Performance Inquiry: Near-Equal Time Spent on cuFileRead()and cuFileHandleNVFS()with GDS over NFS/RDMA

Hello GDS team,
I’m reaching out regarding a performance observation while using DALI with GDS to load data from an NFS over RDMA.
When profiling with Nsight Systems, I noticed that the time spent in the cuFileRead() calls is approximately equal to the time spent in cuFileHandleNVFS(). This near 1:1 ratio in execution time suggests that cuFileHandleNVFS()may itself be performing network I/O operations.
However, I have been unable to locate any public documentation or discussion about cuFileHandleNVFS() online.

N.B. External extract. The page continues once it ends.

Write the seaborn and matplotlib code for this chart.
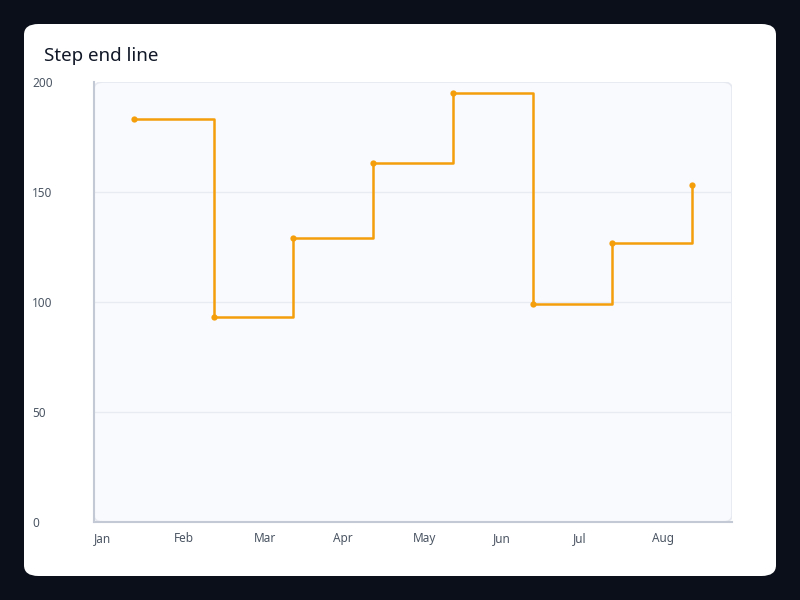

This makes it difficult to diagnose whether this behavior is expected, or if it points to a configuration or potential performance bottleneck in our stack.
Could you provide some insight into what the cuFileHandleNVFS() function entails, and if the observed timing profile is typical? Alternatively, should this investigation be directed towards our storage provider?
Thank you for your time and assistance.

Hi there @liuyuqi2001 and welcome to the NVIDIA developer forums.

In general DALI support is covered through Github Issues. But since this also touched CUDA performance I moved you post to the relevant CUDA category.

I hope you will find some answers in either place.

Thanks!

Thanks for your work.
Actually the DALI team suggested I reach out to the GDS team, as this involves a cufile API within a GDS-related library. Since libcufile isn’t publicly available as open source, I’m hoping to find some support or direction on the NVIDIA developer forums.

Makes sense. Although I am not sure whether anyone of the GDS team is present on the forums.

GDS questions generally get logged at the GPU accelerated libraries forum, and you will find from time to time GDS team members responding to questions there.

Seems the near-equal time is just because cuFileRead() call cuFileHandleNVFS().
The trace-stack showed in nsys-ui proved that.